On Friday, driving home from my decapitation, there was a couple pushing a baby carriage, walking in the same direction of traffic along Grant Line Road. It was just past Wal-Mart, where there are no sidewalks on either side of the street.
City Hall spends time and claims glory with corporate welfare TIF handouts to the likes of Flaherty and Collins, and three decades or more after the area of which I speak began "building out," there are no sidewalks where people constantly are trying to get around on foot.
Of course, at the Break Wind Lofts at Duggins Flats building site itself, wheelchair access has been disrupted on all sides for an entire city block, without any wayfinding signage, and without a protected pedestrian lane along Spring and Elm, although both streets are one-way, and generally unsafe for walkers to cross in the almost complete absence of crosswalks.
ADA compliance in New Albany? You can hear the guffaws at the Roadhouse.
Things like this are why I have said, and will continue to say, that New Albany's political class is a moral failure. Chris Morris just finished canonizing Warren Naps, but has this spotless paragon of virtue, who lords over the Bored of Works, ever given half a damn about situations like the one I'm describing?
No, he hasn't. Neither has the ruling party or a vast majority of office holders from either club, including my own councilman, who promotes human rights as long as doing so doesn't contradict the mayor.
They'd all say the same thing:
What, you're too poor to have a car?
You're too unambitious to move to a better part of town?
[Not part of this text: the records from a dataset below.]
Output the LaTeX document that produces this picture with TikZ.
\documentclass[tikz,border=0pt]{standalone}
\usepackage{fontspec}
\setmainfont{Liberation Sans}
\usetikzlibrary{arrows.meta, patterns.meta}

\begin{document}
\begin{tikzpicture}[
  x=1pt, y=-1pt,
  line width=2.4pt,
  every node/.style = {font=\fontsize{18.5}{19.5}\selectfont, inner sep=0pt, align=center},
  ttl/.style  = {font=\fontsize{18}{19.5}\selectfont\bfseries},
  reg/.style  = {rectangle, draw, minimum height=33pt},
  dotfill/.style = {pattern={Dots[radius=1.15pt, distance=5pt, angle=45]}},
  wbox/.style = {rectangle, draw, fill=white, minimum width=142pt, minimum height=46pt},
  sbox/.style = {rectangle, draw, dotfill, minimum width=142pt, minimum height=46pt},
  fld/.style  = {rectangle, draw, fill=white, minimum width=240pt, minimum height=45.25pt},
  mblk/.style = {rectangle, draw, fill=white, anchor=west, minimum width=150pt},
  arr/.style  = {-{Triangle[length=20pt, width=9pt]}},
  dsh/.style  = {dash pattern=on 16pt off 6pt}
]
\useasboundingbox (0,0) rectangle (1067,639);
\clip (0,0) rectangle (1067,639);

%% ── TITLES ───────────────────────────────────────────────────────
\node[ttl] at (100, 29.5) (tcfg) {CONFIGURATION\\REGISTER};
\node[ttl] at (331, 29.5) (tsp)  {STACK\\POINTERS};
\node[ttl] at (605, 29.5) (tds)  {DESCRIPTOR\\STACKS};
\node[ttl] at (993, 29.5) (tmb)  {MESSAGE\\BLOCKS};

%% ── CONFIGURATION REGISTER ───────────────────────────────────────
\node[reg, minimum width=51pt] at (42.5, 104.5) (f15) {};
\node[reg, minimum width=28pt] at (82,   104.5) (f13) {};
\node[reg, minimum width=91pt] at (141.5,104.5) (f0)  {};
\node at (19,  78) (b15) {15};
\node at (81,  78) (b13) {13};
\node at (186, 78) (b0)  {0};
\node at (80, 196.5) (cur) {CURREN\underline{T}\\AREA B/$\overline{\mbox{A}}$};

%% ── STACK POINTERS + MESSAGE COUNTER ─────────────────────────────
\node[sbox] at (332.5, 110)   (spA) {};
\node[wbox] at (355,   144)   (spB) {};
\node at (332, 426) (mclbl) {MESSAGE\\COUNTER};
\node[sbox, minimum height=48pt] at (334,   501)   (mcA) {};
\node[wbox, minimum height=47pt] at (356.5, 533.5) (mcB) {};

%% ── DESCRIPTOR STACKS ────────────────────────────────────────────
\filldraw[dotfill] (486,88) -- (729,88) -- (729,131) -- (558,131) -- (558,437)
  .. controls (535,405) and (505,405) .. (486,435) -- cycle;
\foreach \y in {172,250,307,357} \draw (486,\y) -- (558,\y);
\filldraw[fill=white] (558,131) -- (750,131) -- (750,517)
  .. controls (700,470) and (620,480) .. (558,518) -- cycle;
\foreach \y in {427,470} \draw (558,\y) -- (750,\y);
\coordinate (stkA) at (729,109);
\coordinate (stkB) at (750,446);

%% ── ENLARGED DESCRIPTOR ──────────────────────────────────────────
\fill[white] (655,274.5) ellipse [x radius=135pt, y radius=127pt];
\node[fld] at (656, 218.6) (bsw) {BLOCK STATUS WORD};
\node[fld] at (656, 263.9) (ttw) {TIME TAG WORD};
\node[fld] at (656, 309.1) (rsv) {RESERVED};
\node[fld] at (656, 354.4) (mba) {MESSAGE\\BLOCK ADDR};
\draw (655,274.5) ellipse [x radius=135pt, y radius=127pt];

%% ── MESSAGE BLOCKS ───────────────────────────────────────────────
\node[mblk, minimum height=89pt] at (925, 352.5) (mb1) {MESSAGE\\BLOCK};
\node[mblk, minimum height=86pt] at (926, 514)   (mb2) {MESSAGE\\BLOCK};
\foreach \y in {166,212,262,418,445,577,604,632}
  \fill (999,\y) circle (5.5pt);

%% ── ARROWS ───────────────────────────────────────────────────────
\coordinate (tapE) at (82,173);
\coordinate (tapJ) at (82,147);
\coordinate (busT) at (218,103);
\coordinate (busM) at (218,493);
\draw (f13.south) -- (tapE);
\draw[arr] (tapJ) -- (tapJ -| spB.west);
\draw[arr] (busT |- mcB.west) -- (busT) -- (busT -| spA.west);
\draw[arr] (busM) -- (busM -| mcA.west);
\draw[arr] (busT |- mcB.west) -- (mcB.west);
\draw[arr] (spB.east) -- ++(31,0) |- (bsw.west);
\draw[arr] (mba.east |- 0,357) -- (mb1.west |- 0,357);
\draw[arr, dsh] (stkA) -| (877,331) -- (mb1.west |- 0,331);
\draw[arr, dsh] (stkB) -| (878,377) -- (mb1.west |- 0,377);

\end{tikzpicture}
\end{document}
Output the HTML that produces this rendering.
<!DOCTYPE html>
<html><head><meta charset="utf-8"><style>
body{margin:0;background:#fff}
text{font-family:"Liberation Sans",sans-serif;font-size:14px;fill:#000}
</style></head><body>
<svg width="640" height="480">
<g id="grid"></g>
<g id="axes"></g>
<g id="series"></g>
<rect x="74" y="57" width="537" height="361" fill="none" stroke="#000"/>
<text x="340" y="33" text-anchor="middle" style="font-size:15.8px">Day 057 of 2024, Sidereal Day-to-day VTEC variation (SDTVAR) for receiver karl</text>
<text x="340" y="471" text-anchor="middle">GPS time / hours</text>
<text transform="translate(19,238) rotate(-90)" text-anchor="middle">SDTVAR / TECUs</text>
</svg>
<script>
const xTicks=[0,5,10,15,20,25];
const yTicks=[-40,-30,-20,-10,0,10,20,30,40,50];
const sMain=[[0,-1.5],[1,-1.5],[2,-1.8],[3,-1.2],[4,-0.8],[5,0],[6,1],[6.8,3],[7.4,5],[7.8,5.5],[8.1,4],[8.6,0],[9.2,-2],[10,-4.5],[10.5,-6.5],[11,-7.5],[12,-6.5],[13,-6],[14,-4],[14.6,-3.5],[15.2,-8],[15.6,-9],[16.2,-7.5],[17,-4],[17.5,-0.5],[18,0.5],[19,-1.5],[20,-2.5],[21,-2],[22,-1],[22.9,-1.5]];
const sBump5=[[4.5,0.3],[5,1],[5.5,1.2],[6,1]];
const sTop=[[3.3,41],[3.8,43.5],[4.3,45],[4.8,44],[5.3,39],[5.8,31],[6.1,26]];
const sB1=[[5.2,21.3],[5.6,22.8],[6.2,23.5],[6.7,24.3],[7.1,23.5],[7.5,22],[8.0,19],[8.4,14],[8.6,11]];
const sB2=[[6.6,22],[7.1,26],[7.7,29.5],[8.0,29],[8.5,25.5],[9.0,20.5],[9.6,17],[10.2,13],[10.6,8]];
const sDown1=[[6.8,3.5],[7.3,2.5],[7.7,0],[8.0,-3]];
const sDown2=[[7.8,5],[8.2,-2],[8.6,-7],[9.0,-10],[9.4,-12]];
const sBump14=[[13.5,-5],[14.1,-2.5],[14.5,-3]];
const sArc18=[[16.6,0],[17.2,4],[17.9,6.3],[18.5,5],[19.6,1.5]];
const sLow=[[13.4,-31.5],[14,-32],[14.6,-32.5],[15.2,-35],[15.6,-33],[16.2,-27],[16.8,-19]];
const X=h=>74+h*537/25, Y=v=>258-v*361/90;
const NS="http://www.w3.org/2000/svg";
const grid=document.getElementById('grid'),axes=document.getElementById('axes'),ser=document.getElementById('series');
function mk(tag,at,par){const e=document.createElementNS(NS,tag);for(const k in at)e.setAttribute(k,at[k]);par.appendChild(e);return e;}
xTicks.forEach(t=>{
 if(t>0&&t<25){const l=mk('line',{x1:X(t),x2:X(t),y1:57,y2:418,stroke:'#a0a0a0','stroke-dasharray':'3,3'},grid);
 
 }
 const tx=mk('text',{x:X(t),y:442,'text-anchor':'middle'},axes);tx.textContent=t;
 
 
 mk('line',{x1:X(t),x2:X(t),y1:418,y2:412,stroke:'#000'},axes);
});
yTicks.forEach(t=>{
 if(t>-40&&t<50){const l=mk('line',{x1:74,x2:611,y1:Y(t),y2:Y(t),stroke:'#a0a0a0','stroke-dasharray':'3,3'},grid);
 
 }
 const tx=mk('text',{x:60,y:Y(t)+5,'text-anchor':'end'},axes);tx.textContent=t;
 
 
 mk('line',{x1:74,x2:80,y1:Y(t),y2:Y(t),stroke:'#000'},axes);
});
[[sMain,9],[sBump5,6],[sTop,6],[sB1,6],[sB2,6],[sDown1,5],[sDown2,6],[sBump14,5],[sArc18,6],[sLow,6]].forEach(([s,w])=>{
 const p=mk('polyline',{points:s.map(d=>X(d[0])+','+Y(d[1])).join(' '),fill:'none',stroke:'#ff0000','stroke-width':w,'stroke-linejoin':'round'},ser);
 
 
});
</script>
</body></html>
Have you donated to the mayor's re-election campaign?
Best go out and get a better job, then -- and a bank account, which we can debit directly for your monthly tithe. Then we'll go into a back corridor somewhere and proportionately divide the CDBG money.
Maybe you'll win the lottery, some year.
If not, tough shit. Welcome to New Albany!
Wonkblog: The inequality of sidewalks, by Emily Badger (Washington Post)
Image courtesy of Flickr user Paul Cunningham under a Creative Commons license.
Pedestrian deaths are much more common in poor neighborhoods in urban America than in wealthier ones, a disparity Governing magazine covered in depth back in 2014. That result stems from a brutal collision of bad infrastructure and limited choices: The poor and minorities are more likely to get around by foot, but they also often live in places where doing that is particularly hard.
These are neighborhoods divided by highways and major local roads, a product of the time when such infrastructure projects were frequently routed through minority communities. These neighborhoods are also often less likely to have the basic infrastructure for walking that other communities take for granted, like crosswalks, traffic islands and sidewalks ...
4 comments:
More like defenestration, no?
I have walked down Grant Line Road there many a time....not fun at all! Especially when the drivers are speeding as is the custom.
I have walked down Grant Line Road there many a time....not fun at all! Especially when the drivers are speeding as is the custom.